The lord sitting in the middle of the three says:

“I will return, yes, return to you when time revives [that is, a year from now] and Sara your wife will have a son.”

Avraham knows now that he is entertaining God and two angels,4 but Sara, who knows nothing of the previous promises (why would a man share such things with a wife?), has overheard. Perhaps she is giddy from all her frantic baking, but she finds the conversation ludicrous and chuckles to herself, “After I have become worn, is there to be pleasure for me? And my lord is old!”

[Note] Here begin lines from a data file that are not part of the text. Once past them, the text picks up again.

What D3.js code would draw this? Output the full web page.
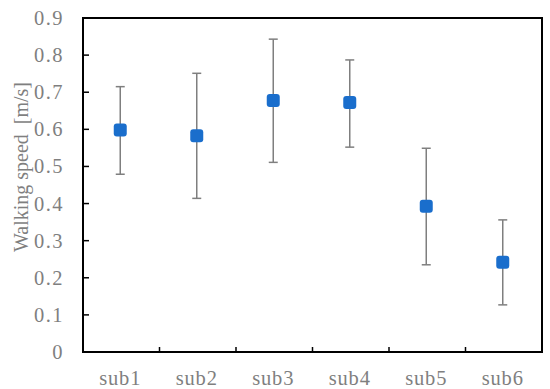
<!DOCTYPE html>
<html>
<head>
<meta charset="utf-8">
<script src="https://cdn.jsdelivr.net/npm/d3@7"></script>
<style>
  html, body { margin: 0; padding: 0; background: #fff; }
</style>
</head>
<body>
<svg id="chart" width="550" height="389"></svg>
<script>
const categories = ["sub1", "sub2", "sub3", "sub4", "sub5", "sub6"];
const meanSpeed = [0.598, 0.583, 0.678, 0.672, 0.393, 0.242];
const upperErr = [0.117, 0.168, 0.165, 0.115, 0.156, 0.114];
const lowerErr = [0.119, 0.169, 0.167, 0.120, 0.158, 0.115];
const yTicks = [0, 0.1, 0.2, 0.3, 0.4, 0.5, 0.6, 0.7, 0.8, 0.9];

const FONT = "'Liberation Serif', 'Times New Roman', Times, serif";
const TXT = "#7f7f7f";
const svg = d3.select("#chart");
const m = { left: 83, right: 8, top: 18, bottom: 37 };
const W = 550, H = 389;
const x = d3.scaleBand().domain(categories).range([m.left, W - m.right]);
const y = d3.scaleLinear().domain([0, 0.9]).range([H - m.bottom, m.top]);

// Y tick labels
svg.append("g").selectAll("text").data(yTicks).join("text")
  .attr("x", 64).attr("y", d => y(d) + 7)
  .attr("text-anchor", "end")
  .attr("font-family", FONT).attr("fill", TXT)
  .attr("font-size", 20.5).attr("letter-spacing", 1.5)
  .text(d => d === 0 ? "0" : d.toFixed(1));

// Y ticks (inward)
svg.append("g").selectAll("line").data(yTicks.slice(1, -1)).join("line")
  .attr("x1", m.left).attr("x2", m.left + 6)
  .attr("y1", d => y(d)).attr("y2", d => y(d))
  .attr("stroke", "#000").attr("stroke-width", 1.5);

// X ticks at band boundaries (inward)
svg.append("g").selectAll("line").data(categories.slice(1)).join("line")
  .attr("x1", d => x(d)).attr("x2", d => x(d))
  .attr("y1", y(0)).attr("y2", y(0) - 5)
  .attr("stroke", "#000").attr("stroke-width", 1.5);

// X labels
svg.append("g").selectAll("text").data(categories).join("text")
  .attr("x", d => x(d) + x.bandwidth() / 2 - 1).attr("y", 385)
  .attr("text-anchor", "middle")
  .attr("font-family", FONT).attr("fill", TXT)
  .attr("font-size", 20.5).attr("letter-spacing", 0.8)
  .text(d => d);

// Frame
svg.append("rect")
  .attr("x", m.left).attr("y", m.top)
  .attr("width", W - m.right - m.left).attr("height", y(0) - m.top)
  .attr("fill", "none").attr("stroke", "#000").attr("stroke-width", 2);

// Y axis title
svg.append("text")
  .attr("transform", `translate(28,167) rotate(-90)`)
  .attr("text-anchor", "middle")
  .attr("font-family", FONT).attr("fill", TXT)
  .attr("font-size", 20)
  .style("white-space", "pre")
  .text("Walking speed  [m/s]");

// Error bars
const data = categories.map((c, i) => ({ c, v: meanSpeed[i], hi: meanSpeed[i] + upperErr[i], lo: meanSpeed[i] - lowerErr[i] }));
const eb = svg.append("g").attr("stroke", "#7f7f7f").attr("stroke-width", 1.5);
const cx = d => x(d.c) + x.bandwidth() / 2 - 1;
eb.selectAll(".v").data(data).join("line")
  .attr("x1", cx).attr("x2", cx).attr("y1", d => y(d.hi)).attr("y2", d => y(d.lo));
eb.selectAll(".h").data(data).join("line")
  .attr("x1", d => cx(d) - 4.5).attr("x2", d => cx(d) + 4.5)
  .attr("y1", d => y(d.hi)).attr("y2", d => y(d.hi));
eb.selectAll(".l").data(data).join("line")
  .attr("x1", d => cx(d) - 4.5).attr("x2", d => cx(d) + 4.5)
  .attr("y1", d => y(d.lo)).attr("y2", d => y(d.lo));

// Markers
svg.append("g").selectAll("rect").data(data).join("rect")
  .attr("x", d => cx(d) - 6.5).attr("y", d => y(d.v) - 6.5)
  .attr("width", 13).attr("height", 13).attr("rx", 3)
  .attr("fill", "#1a6ecc");
</script>
</body>
</html>
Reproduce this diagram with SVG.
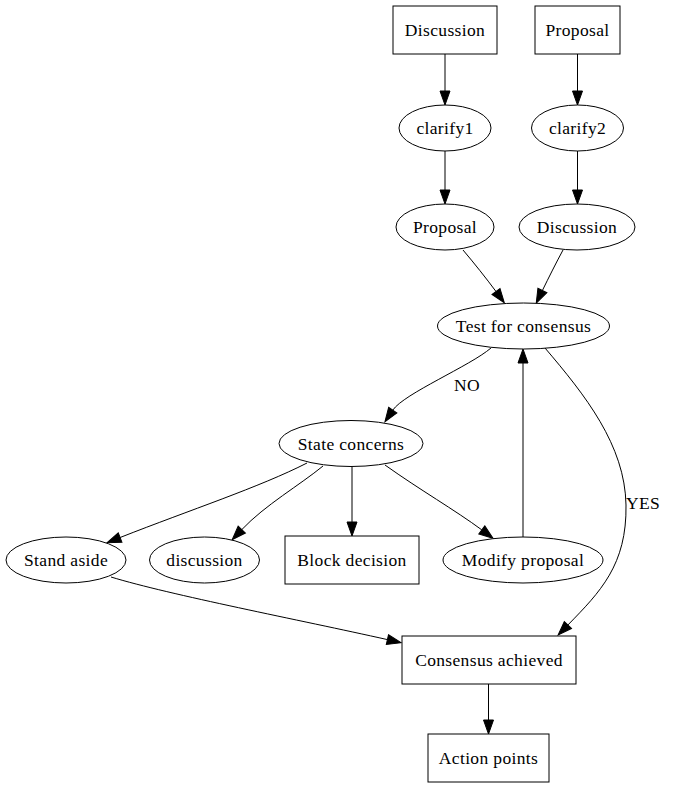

“Now why does Sara laugh?” asks the figure in the middle, who now reveals himself as the God for whom no feat is impossible, and repeats the promise. Poor Sara, full of fear and confusion, insists she did not laugh. “No,” says God, “indeed you laughed.” Sara, who has been left out of the great relationship between her husband and God, laughs the laugh of the ancient world, of Sumer, Egypt, and Canaan, of Europe, Asia, Australia, and the Americas, the rightly cynical laugh of all those who know that a woman cannot bear children past menopause and a man cannot get it up in advanced old age. For all the tall tales of heroes and kings, the world of human experience is as predictable as the zodiac that turns in the heavens. We all know the final inevitability, how things must end.

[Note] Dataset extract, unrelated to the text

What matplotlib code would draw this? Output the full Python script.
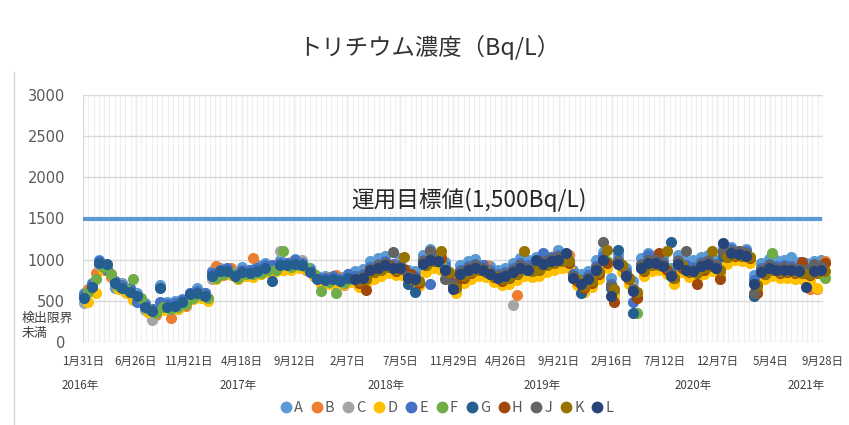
import matplotlib
matplotlib.use('Agg')
import matplotlib.pyplot as plt
import numpy as np
import pandas as pd
from matplotlib.lines import Line2D

plt.rcParams['font.family'] = ['Noto Sans CJK JP', 'DejaVu Sans']

# ---------------- data ----------------
title = 'トリチウム濃度（Bq/L）'
target_label = '運用目標値(1,500Bq/L)'
target_value = 1500
target_dates = ['2016-01-31', '2021-09-25']
lod_lines = ['検出限界', '未満']

tick_dates = ['2016-01-31', '2016-06-26', '2016-11-21', '2017-04-18', '2017-09-12',
              '2018-02-07', '2018-07-05', '2018-11-29', '2019-04-26', '2019-09-21',
              '2020-02-16', '2020-07-12', '2020-12-07', '2021-05-04', '2021-09-28']
tick_labels = ['1月31日', '6月26日', '11月21日', '4月18日', '9月12日', '2月7日', '7月5日',
               '11月29日', '4月26日', '9月21日', '2月16日', '7月12日', '12月7日', '5月4日', '9月28日']
year_labels = ['2016年', '2017年', '2018年', '2019年', '2020年', '2021年']
y_ticks = [0, 500, 1000, 1500, 2000, 2500, 3000]

series_names = ['A', 'B', 'C', 'D', 'E', 'F', 'G', 'H', 'J', 'K', 'L']
colors = ['#5B9BD5', '#ED7D31', '#A5A5A5', '#FFC000', '#4472C4', '#70AD47',
          '#255E91', '#9E480E', '#636363', '#997300', '#264478']

# sampling dates (group 1)
dates = ['2016-02-04', '2016-02-25', '2016-03-17', '2016-04-07', '2016-04-28', '2016-05-19',
         '2016-06-09', '2016-06-30', '2016-07-21', '2016-08-11', '2016-09-01', '2016-09-22',
         '2016-10-13', '2016-11-03', '2016-11-24', '2016-12-15', '2017-01-05', '2017-01-26',
         '2017-02-16', '2017-03-09', '2017-03-30', '2017-04-20', '2017-05-11', '2017-06-01',
         '2017-06-22', '2017-07-13', '2017-08-03', '2017-08-24', '2017-09-14', '2017-10-05',
         '2017-10-26', '2017-11-16', '2017-12-07', '2017-12-28', '2018-01-18', '2018-02-08',
         '2018-03-01', '2018-03-22', '2018-04-12', '2018-05-03', '2018-05-24', '2018-06-14',
         '2018-07-05', '2018-07-26', '2018-08-16', '2018-09-06', '2018-09-27', '2018-10-18',
         '2018-11-08', '2018-11-29', '2018-12-20', '2019-01-10', '2019-01-31', '2019-02-21',
         '2019-03-14', '2019-04-04', '2019-04-25', '2019-05-16', '2019-06-06', '2019-06-27',
         '2019-07-18', '2019-08-08', '2019-08-29', '2019-09-19', '2019-10-10', '2019-10-31',
         '2019-11-21', '2019-12-12', '2020-01-02', '2020-01-23', '2020-02-13', '2020-03-05',
         '2020-03-26', '2020-04-16', '2020-05-07', '2020-05-28', '2020-06-18', '2020-07-09',
         '2020-07-30', '2020-08-20', '2020-09-10', '2020-10-01', '2020-10-22', '2020-11-12',
         '2020-12-03', '2020-12-24', '2021-01-14', '2021-02-04', '2021-02-25', '2021-03-18',
         '2021-04-08', '2021-04-29', '2021-05-20', '2021-06-10', '2021-07-01', '2021-07-22',
         '2021-08-12', '2021-09-02', '2021-09-23']
# sampling dates (group 2)
dates_alt = ['2016-02-14', '2016-03-06', '2016-03-27', '2016-04-17', '2016-05-08', '2016-05-29',
             '2016-06-19', '2016-07-10', '2016-07-31', '2016-08-21', '2016-09-11', '2016-10-02',
             '2016-10-23', '2016-11-13', '2016-12-04', '2016-12-25', '2017-01-15', '2017-02-05',
             '2017-02-26', '2017-03-19', '2017-04-09', '2017-04-30', '2017-05-21', '2017-06-11',
             '2017-07-02', '2017-07-23', '2017-08-13', '2017-09-03', '2017-09-24', '2017-10-15',
             '2017-11-05', '2017-11-26', '2017-12-17', '2018-01-07', '2018-01-28', '2018-02-18',
             '2018-03-11', '2018-04-01', '2018-04-22', '2018-05-13', '2018-06-03', '2018-06-24',
             '2018-07-15', '2018-08-05', '2018-08-26', '2018-09-16', '2018-10-07', '2018-10-28',
             '2018-11-18', '2018-12-09', '2018-12-30', '2019-01-20', '2019-02-10', '2019-03-03',
             '2019-03-24', '2019-04-14', '2019-05-05', '2019-05-26', '2019-06-16', '2019-07-07',
             '2019-07-28', '2019-08-18', '2019-09-08', '2019-09-29', '2019-10-20', '2019-11-10',
             '2019-12-01', '2019-12-22', '2020-01-12', '2020-02-02', '2020-02-23', '2020-03-15',
             '2020-04-05', '2020-04-26', '2020-05-17', '2020-06-07', '2020-06-28', '2020-07-19',
             '2020-08-09', '2020-08-30', '2020-09-20', '2020-10-11', '2020-11-01', '2020-11-22',
             '2020-12-13', '2021-01-03', '2021-01-24', '2021-02-14', '2021-03-07', '2021-03-28',
             '2021-04-18', '2021-05-09', '2021-05-30', '2021-06-20', '2021-07-11', '2021-08-01',
             '2021-08-22', '2021-09-12', '2021-10-03']

A = [590, 720, 990, 900, 650, 720, 580, 600, 470, 400, 690, 480, 500, 520, 600, 650, 590, 860, 900, 820,
     850, 910, 880, 930, 960, 870, 990, 900, 1010, 980, 900, 800, 800, 720, 790, 830,
     860, 890, 980, 1020, 1050, 900, 1020, 880, 860, 1060, 1130, 990, 970, 800, 930, 980, 1010, 890, 920, 880,
     900, 960, 1020, 990, 1030, 1060, 990, 1120, 1010, 880, 820, 860, 990, 1090, 780, 1060, 900, 740, 1020, 1080,
     1060, 1030, 900, 1060, 980, 990, 1030, 1060, 1000, 1140, 1150, 1080, 1130, 810, 960, 1010, 990, 1000, 1030,
     970, 960, 980, 990]
B = [640, 840, 880, 790, 690, 610, 570, 520, 370, 330, 410, 290, 400, 440, 520, 560, 520, 920, 810, 900,
     760, 800, 1020, 830, 850, 940, 880, 970, 920, 880, 800, 700, 790, 810, 690, 730, 700, 850, 820, 850,
     880, 950, 850, 720, 700, 900, 950, 1040, 810, 660, 770, 820, 850, 930, 770, 730, 750, 570, 850, 820,
     850, 900, 1040, 950, 1060, 720, 610, 700, 820, 950, 580, 900, 740, 580, 850, 910, 1010, 870, 740, 900,
     830, 800, 870, 900, 850, 1000, 1030, 1110, 1000, 650, 800, 850, 820, 830, 820, 810, 640, 640, 980]
C = [470, 640, 940, 870, 700, 700, 600, 520, 390, 270, 430, 400, 470, 460, 580, 620, 600, 760, 870, 890,
     840, 880, 830, 880, 940, 920, 1100, 960, 920, 990, 880, 790, 720, 790, 770, 760, 790, 810, 900, 950,
     900, 940, 950, 820, 800, 990, 1040, 1010, 900, 720, 860, 910, 930, 920, 860, 820, 840, 450, 940, 920,
     940, 990, 1020, 1040, 970, 820, 740, 800, 910, 1040, 690, 990, 840, 660, 940, 1000, 1000, 960, 840, 990,
     920, 900, 960, 990, 940, 1090, 1120, 1110, 1090, 740, 890, 940, 910, 920, 910, 900, 880, 900, 920]
D = [490, 600, 870, 820, 640, 600, 510, 490, 370, 350, 390, 410, 400, 460, 520, 540, 500, 760, 820, 810,
     770, 800, 790, 820, 850, 860, 880, 880, 900, 890, 810, 710, 700, 720, 700, 730,
     670, 700, 770, 800, 840, 810, 800, 700, 680, 850, 900, 880, 780, 600, 720, 770, 800, 790, 730, 690,
     700, 750, 800, 790, 800, 850, 880, 900, 900, 690, 610, 670, 770, 900, 560, 850, 700, 530, 800, 860,
     870, 820, 710, 850, 790, 760, 820, 860, 800, 950, 990, 980, 960, 610, 760, 800, 780, 780, 770, 760,
     740, 650, 780]
E = [570, 710, 980, 880, 740, 690, 650, 480, 450, 400, 480, 460, 470, 510, 590, 620, 590, 840, 880, 900,
     820, 880, 870, 900, 940, 930, 960, 960, 990, 960, 880, 790, 780, 800, 770, 820, 800, 820, 910, 950,
     980, 950, 940, 830, 800, 1000, 700, 1030, 920, 720, 870, 920, 950, 930, 870, 830, 850, 900, 960, 930,
     950, 1080, 1030, 1060, 1050, 830, 750, 810, 920, 1050, 700, 1000, 850, 490, 950, 1060, 1010, 970, 850, 1000,
     930, 910, 970, 1000, 950, 1100, 1130, 1110, 1100, 750, 900, 950, 920, 930, 920, 910, 890, 910, 930]
F = [610, 770, 910, 830, 680, 640, 770, 530, 400, 350, 420, 400, 420, 460, 540, 570, 540, 780, 830, 840,
     780, 830, 820, 840, 880, 880, 1100, 910, 930, 910, 830, 620, 730, 600, 720, 760, 740, 760, 850, 880,
     910, 880, 880, 760, 740, 930, 980, 960, 850, 660, 800, 850, 880, 860, 800, 760, 780, 830, 880, 860,
     880, 930, 960, 980, 980, 760, 680, 740, 850, 980, 630, 930, 780, 350, 880, 940, 940, 900, 780, 930,
     860, 840, 900, 930, 880, 1030, 1060, 1050, 1030, 680, 830, 1080, 850, 860, 850, 840, 820, 840, 780]
G = [540, 670, 960, 950, 720, 660, 610, 560, 420, 380, 650, 430, 440, 480, 580, 600, 560, 800, 860, 860,
     800, 850, 840, 860, 900, 740, 930, 930, 950, 930, 850, 760, 750, 760, 740, 780, 760, 780, 870, 900,
     930, 900, 900, 700, 610, 950, 1000, 980, 870, 680, 820, 870, 900, 880, 820, 780, 800, 850, 900, 880,
     900, 950, 980, 1000, 1000, 780, 600, 760, 870, 1000, 650, 1120, 800, 350, 900, 960, 960, 920, 1220, 950,
     880, 860, 920, 950, 900, 1050, 1080, 1070, 1050, 560, 850, 900, 870, 880, 870, 860, 840, 860, 880]
H = [720, 630, 850, 900, 930, 860, 890, 820, 720, 940, 980, 1020, 820, 720, 780, 840, 890, 850, 790, 740,
     780, 820, 900, 870, 880, 950, 960, 990, 960, 740, 660, 720, 830, 960, 490, 920, 760, 540, 860, 930,
     1080, 880, 780, 900, 850, 700, 880, 920, 760, 1030, 1050, 1040, 1020, 600, 820, 870, 840, 850, 840, 970,
     810, 850, 960]
J = [760, 800, 890, 930, 960, 1090, 920, 800, 780, 980, 1100, 1000, 760, 700, 850, 900, 930, 900, 840, 800,
     820, 870, 930, 900, 920, 980, 1010, 1030, 1020, 800, 720, 780, 900, 1220, 680, 980, 830, 640, 930, 990,
     990, 950, 830, 980, 1100, 880, 950, 980, 930, 1080, 1100, 1100, 1080, 600, 880, 930, 900, 910, 900, 890,
     870, 950, 910]
K = [740, 760, 850, 880, 910, 880, 1030, 760, 740, 930, 980, 1100, 850, 660, 800, 850, 880, 860, 800, 760,
     780, 830, 1100, 860, 880, 930, 960, 980, 980, 760, 680, 740, 850, 1120, 640, 930, 780, 610, 880, 940,
     940, 1100, 780, 930, 860, 840, 900, 1100, 880, 1030, 1060, 1050, 1030, 690, 830, 880, 850, 860, 850, 840,
     820, 840, 860]
L = [760, 780, 870, 900, 930, 900, 900, 780, 760, 950, 1000, 980, 870, 640, 820, 870, 900, 880, 820, 780,
     800, 850, 900, 880, 1000, 950, 980, 1000, 1080, 780, 700, 760, 870, 1000, 560, 950, 800, 620, 900, 960,
     960, 920, 800, 950, 880, 860, 920, 950, 900, 1200, 1080, 1070, 1050, 700, 850, 900, 870, 880, 870, 860,
     670, 860, 880]

series_values = [A, B, C, D, E, F, G, H, J, K, L]
series_dates = [dates, dates_alt, dates, dates_alt, dates, dates_alt, dates,
                dates_alt[36:], dates[36:], dates_alt[36:], dates[36:]]

# ---------------- figure ----------------
W, H_PX = 849, 425
fig = plt.figure(figsize=(W / 100, H_PX / 100), dpi=100)
left, right, bottom, top = 83, 823, 342, 95
ax = fig.add_axes([left / W, 1 - bottom / H_PX, (right - left) / W, (bottom - top) / H_PX])

x0 = pd.Timestamp(tick_dates[0])
x1 = pd.Timestamp(tick_dates[-1])
ax.set_xlim(x0, x1)
ax.set_ylim(0, 3000)

ax.set_yticks(y_ticks)
ax.set_yticklabels([str(v) for v in y_ticks], family='DejaVu Sans')
ax.set_xticks(pd.to_datetime(tick_dates))
ax.set_xticklabels(tick_labels)
minor = pd.to_datetime(np.linspace(x0.value, x1.value, 141))
ax.set_xticks(minor, minor=True)
ax.grid(True, which='major', color='#D9D9D9', lw=1.0, zorder=0)
ax.grid(True, which='minor', axis='x', color='#EFEFEF', lw=0.8, zorder=0)
ax.set_axisbelow(True)
for s in ax.spines.values():
    s.set_visible(False)
ax.tick_params(axis='both', which='both', length=0)
ax.tick_params(axis='y', pad=13, labelsize=10.5, labelcolor='#595959')
ax.tick_params(axis='x', pad=9, labelsize=8.3, labelcolor='#404040')

# target line
ax.plot(pd.to_datetime(target_dates), [target_value] * 2, color='#5B9BD5', lw=3, zorder=2,
        solid_capstyle='butt')
ax.text((469 - left) / (right - left), (bottom - 200) / (bottom - top), target_label,
        transform=ax.transAxes, ha='center', va='center', fontsize=16.3, color='#262626')

# scatter series
for i, (name, vals, d, c) in enumerate(zip(series_names, series_values, series_dates, colors)):
    ax.scatter(pd.to_datetime(d), vals, s=64, color=c, linewidths=0, zorder=3 + i,
               clip_on=False, label=name)

# texts
fig.text(429 / W, 1 - 48 / H_PX, title, ha='center', va='center', fontsize=16.8, color='#333333')
for txt, py in zip(lod_lines, [318, 334]):
    fig.text(22 / W, 1 - py / H_PX, txt, ha='left', va='center', fontsize=9.3, color='#404040')
year_px = [80, 238, 386, 542, 693, 806]
for yl, px in zip(year_labels, year_px):
    fig.text(px / W, 1 - 385 / H_PX, yl, ha='center', va='center', fontsize=8.3,
             color='#404040')

# legend
handles = [Line2D([], [], marker='o', ls='none', color=c, markersize=7.5) for c in colors]
fig.legend(handles, series_names, loc='center', bbox_to_anchor=(446 / W, 1 - 408 / H_PX),
           ncol=11, frameon=False, handletextpad=0.05, columnspacing=0.45, handlelength=1.0,
           fontsize=10.5, labelcolor='#595959', borderpad=0.2)

# chart-area border (left side visible)
fig.add_artist(Line2D([14 / W, 14 / W], [0, 1 - 72 / H_PX], color='#D9D9D9', lw=1,
                      transform=fig.transFigure))

fig.savefig('out.png', dpi=100)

This episode blends effortlessly into the next. God debates within himself whether he will tell Avraham “what I am about to do” and decides to speak privately with Avraham because “I have known him”—while the two angels head for Sodom, where Lot lives. When God reveals his plan of destruction for Sodom and Gomorrah, Avraham attempts to reason with him: “Will you really sweep away the innocent along with the guilty?” By questioning God, who has been gradually revealing his awesome grandeur to Avraham, the patriarch exhibits striking courage, a courage that will reappear in his descendants throughout the ages to come. A verbal tug-of-war ensues, ending with God’s promise to stay his hand if as few as ten innocents are found within the walls of these cities.

Fade-in: Sodom’s main square, where Lot, encountering the angels, invites them to stay at his house. (Though not as generous to his guests as Avraham, he’s undoubtedly a good guy.) But the men of the city surround the house like the ghouls in Night of the Living Dead and demand that Lot bring out the two handsome young men so they can, well, sodomize them. It becomes all too clear that there aren’t ten innocents here. There’s only Lot, who tries to buy time with a ploy that might not have occurred to most of us in his situation:

    Now pray, I have two daughters who have never known a man,

    pray let me bring them out to you, and you may deal with them however seems good in your eyes;

    only to these men do nothing,

    for they have, after all, come under the shadow of my roof beam!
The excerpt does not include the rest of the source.